Osborne's crowd-pleasing budget creates new challenges
There was a time when Britain's annual budget was a closely kept state secret. The Chancellor of the Exchequer would disappear into purdah weeks before he told the House of Commons what he proposed. In 1947, the Chancellor, Hugh Dalton, resigned after he blurted details of his budget to the political correspondent of the London Evening Star, which rushed into print before Dalton began to speak. In a TV age, that resignation appears more than old fashioned. It is history.
The British budget now comes in two parts. A finance bill follows the formal budget statement in the spring, but the Chancellor's plans for taxing and spending are revealed in the autumn statement, scheduled for December 3. It is a more dramatic moment than the traditional way of conducting this business. One significant difference is that the idea that the proposals remain secret is laughable.
David Cameron, the Prime Minister, and George Osborne, his Chancellor, seized on the occasion as a pretext for appearing on TV news broadcast for days before the actual event. Osborne walked through hospital wards to announce extra funding for the NHS; at an arts occasion he let slip the plan to help orchestras by exempting them from value-added tax. Cameron went to Stonehenge to tell the cameras about a big road-building program (it includes a tunnel under the great Neolithic stones), and moved on to a river bank to announce plans to spend, spend, spend on flood defences. By Wednesday morning it was hard to think of anything that Osborne might propose that had not been leaked.
The strategy was clear. After being battered by splits over immigration and the EU, the Conservatives are anxious to switch the focus to the economy. That is not without risk. It had been clear for months that the government's spending target has not been met and that the deficit would not fall by as much as forecast. But there is good news to grasp at.
The Chancellor can argue that the economy is growing faster than any other in Europe (3 per cent this year); unemployment is down by 23 per cent in a year; and inflation is under control (1.5 per cent in 2015, falling slightly next year).
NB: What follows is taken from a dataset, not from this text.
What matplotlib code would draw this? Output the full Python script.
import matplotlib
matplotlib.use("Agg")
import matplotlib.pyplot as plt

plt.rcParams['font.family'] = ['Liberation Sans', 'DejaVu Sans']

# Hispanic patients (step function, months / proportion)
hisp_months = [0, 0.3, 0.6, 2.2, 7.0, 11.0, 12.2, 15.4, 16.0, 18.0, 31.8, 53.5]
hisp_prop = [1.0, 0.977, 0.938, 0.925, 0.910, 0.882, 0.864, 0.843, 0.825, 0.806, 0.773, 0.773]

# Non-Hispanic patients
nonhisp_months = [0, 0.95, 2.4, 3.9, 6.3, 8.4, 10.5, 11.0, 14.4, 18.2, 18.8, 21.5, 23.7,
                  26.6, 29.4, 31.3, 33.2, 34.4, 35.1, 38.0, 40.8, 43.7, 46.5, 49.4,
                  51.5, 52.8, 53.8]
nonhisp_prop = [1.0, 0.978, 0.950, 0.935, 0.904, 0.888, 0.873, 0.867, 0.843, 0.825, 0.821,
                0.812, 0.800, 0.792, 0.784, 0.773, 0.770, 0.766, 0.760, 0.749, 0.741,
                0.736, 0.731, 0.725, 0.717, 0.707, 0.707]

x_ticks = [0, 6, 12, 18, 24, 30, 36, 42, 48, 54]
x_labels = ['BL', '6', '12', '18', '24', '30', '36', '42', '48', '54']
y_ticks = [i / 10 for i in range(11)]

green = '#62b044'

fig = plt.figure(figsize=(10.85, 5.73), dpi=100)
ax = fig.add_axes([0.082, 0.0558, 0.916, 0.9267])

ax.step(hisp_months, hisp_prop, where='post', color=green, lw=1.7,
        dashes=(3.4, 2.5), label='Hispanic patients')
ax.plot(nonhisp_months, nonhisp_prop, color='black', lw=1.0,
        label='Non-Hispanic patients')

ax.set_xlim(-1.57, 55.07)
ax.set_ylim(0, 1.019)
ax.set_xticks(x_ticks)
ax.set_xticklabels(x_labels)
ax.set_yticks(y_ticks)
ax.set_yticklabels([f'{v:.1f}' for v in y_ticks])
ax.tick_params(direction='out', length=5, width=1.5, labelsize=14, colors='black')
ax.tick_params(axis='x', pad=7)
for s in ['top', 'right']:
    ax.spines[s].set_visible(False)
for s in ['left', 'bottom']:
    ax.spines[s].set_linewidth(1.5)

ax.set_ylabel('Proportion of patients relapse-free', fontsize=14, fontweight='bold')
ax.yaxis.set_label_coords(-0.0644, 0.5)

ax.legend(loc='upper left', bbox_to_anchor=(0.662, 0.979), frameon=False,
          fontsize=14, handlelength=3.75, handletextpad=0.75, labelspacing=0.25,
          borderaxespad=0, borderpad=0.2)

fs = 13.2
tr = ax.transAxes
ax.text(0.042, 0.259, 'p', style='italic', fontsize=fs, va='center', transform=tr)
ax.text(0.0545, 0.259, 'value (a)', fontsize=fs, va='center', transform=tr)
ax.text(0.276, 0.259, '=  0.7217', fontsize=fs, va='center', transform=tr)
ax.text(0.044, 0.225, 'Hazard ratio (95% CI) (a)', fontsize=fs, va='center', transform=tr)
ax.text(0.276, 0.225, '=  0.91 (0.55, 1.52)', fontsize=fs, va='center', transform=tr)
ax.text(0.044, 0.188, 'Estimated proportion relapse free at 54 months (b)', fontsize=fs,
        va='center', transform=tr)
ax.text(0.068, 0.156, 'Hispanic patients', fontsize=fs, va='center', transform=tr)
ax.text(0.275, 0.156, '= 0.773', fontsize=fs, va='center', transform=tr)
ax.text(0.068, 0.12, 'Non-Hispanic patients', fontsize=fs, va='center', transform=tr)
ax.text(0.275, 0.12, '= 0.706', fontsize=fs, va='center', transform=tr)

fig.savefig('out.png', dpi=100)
These statistics allowed the PM and the Chancellor to claim that the public finances are under control, even if the deficit of £91.3 billion is £5bn below target, partly because many poorly paid workers no longer pay income tax.
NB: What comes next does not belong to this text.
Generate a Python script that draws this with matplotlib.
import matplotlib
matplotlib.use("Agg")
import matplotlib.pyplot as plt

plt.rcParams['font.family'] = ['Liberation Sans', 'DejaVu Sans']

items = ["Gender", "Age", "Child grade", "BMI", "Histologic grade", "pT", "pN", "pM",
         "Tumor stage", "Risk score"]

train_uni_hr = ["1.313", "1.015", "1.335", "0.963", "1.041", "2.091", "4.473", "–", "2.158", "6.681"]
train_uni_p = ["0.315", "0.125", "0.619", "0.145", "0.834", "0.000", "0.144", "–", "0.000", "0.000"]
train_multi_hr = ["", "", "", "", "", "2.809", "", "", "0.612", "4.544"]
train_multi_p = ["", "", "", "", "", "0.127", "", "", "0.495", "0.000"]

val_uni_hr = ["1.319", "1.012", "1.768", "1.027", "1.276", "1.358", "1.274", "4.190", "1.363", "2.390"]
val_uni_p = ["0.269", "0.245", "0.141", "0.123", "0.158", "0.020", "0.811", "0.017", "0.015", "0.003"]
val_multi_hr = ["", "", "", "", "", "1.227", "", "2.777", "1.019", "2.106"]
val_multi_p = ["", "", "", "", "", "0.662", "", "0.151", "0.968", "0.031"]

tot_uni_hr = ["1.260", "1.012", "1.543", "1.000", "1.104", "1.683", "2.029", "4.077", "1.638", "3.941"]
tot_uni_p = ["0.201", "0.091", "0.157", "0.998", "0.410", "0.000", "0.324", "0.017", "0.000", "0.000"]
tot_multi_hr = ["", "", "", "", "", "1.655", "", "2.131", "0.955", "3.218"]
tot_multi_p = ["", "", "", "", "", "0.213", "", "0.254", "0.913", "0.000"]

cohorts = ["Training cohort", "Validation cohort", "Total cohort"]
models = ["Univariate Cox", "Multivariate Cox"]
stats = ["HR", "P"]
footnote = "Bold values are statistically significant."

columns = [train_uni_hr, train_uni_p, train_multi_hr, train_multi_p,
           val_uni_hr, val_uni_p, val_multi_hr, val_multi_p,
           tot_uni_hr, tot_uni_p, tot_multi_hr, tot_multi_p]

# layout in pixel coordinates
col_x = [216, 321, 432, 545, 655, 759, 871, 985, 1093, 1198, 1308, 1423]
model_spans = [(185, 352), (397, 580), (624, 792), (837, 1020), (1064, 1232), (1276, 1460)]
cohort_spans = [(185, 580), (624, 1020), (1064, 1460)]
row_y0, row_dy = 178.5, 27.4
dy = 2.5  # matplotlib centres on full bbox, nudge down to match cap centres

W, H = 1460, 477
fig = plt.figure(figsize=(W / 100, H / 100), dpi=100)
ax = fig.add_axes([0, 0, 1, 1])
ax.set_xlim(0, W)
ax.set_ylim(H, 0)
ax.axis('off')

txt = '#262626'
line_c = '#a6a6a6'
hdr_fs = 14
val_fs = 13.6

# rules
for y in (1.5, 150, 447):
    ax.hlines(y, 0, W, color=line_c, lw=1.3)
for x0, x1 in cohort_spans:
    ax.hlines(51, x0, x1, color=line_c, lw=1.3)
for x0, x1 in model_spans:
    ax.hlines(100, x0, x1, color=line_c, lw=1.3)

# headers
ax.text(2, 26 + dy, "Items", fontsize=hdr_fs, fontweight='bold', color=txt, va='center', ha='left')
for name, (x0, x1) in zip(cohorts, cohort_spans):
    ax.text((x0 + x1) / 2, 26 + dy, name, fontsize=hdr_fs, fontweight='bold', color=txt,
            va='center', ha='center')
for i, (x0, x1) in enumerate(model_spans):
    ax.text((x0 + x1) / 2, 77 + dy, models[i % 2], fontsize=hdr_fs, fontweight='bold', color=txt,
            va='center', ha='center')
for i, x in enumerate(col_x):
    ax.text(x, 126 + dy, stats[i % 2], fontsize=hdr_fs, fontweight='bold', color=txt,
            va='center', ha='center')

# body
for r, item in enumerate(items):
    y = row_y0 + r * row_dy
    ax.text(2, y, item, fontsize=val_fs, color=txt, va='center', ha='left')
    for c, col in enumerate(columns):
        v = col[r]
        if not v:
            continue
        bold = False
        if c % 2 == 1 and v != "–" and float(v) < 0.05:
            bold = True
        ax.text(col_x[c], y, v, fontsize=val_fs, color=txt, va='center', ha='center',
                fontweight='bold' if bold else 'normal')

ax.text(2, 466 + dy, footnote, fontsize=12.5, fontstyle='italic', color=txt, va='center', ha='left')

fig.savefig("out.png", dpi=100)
On Wednesday, when Osborne rose to the despatch box to make his Autumn Statement, there was a collective shrug of the shoulders: what more was there to say? But the general election is only five months away. This was Osborne's last chance to gratify the voters, and it was not an opportunity he was going to ignore.
There were crowd-pleasers: air passenger duty will be scrapped on children (under 12 in 2015; under 16 the following year). It will be considerably cheaper for British families to visit Australia. Employers will no longer pay national insurance when they take on school-leavers as apprentices. VAT exemption will be extended to hospices. Points for the Chancellor.
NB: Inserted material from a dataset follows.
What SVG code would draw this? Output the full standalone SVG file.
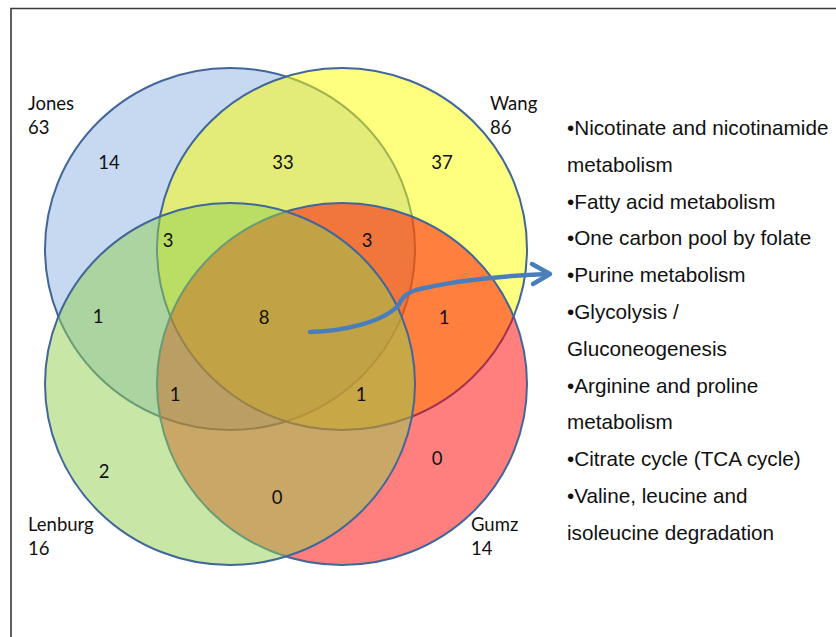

Tax increases were directed at two of the most flagrant tax dodgers. American high -companies such as Google and Facebook, and coffee houses such at Starbucks, which specialise in transporting profits from Britain to jurisdictions abroad where they pay little or no tax, will now be taxed at 25 per cent of their British profits. Within minutes this had become known as the Google tax.
Greedy bankers took another hit. They have been allowed to claim 100 per cent tax relief on profits to offset losses. Given that losses were so great following the bail-out of the banking industry in 2008, many banks would not have been required to pay any tax for another decade. To correct this, tax relief has been reduced to 50 per cent. More points for the Chancellor.
But Osborne shrewdly reserved the drama for the final announcement in the statement. The tax paid on house purchases is known as stamp duty. It is a clumsy vehicle for raising revenue because a house that costs £249,000 pays £2,490 is duty, while another costing £251,000 is taxed £7,500. Osborne proposes a radical reform that will result in the introduction of a graduated tax on house prices, as happens with income tax. He claims that 98 per cent of home buyers will pay less tax, and that taxes will start to rise only when the cost of the house is greater than £937,000.
Stamp duty reform is good news for anyone who does not live in London, where property values have exploded in the past two years, and million-pound-plus transactions are commonplace. It is also a shrewd move by Osborne because it is an answer to Labour's proposals for a Mansion Tax of £3,000 a year on properties valued at more than £2 million. It is cute politics.
On Wednesday, the government's critics were muted, but the basic problem has not gone away. Osborne repeated his intention to bring the deficit down to zero by the end of this decade without increasing taxes. To do that, and to meet the cost of all the gifts to the electorate, is a challenge, even for a particularly cute politician.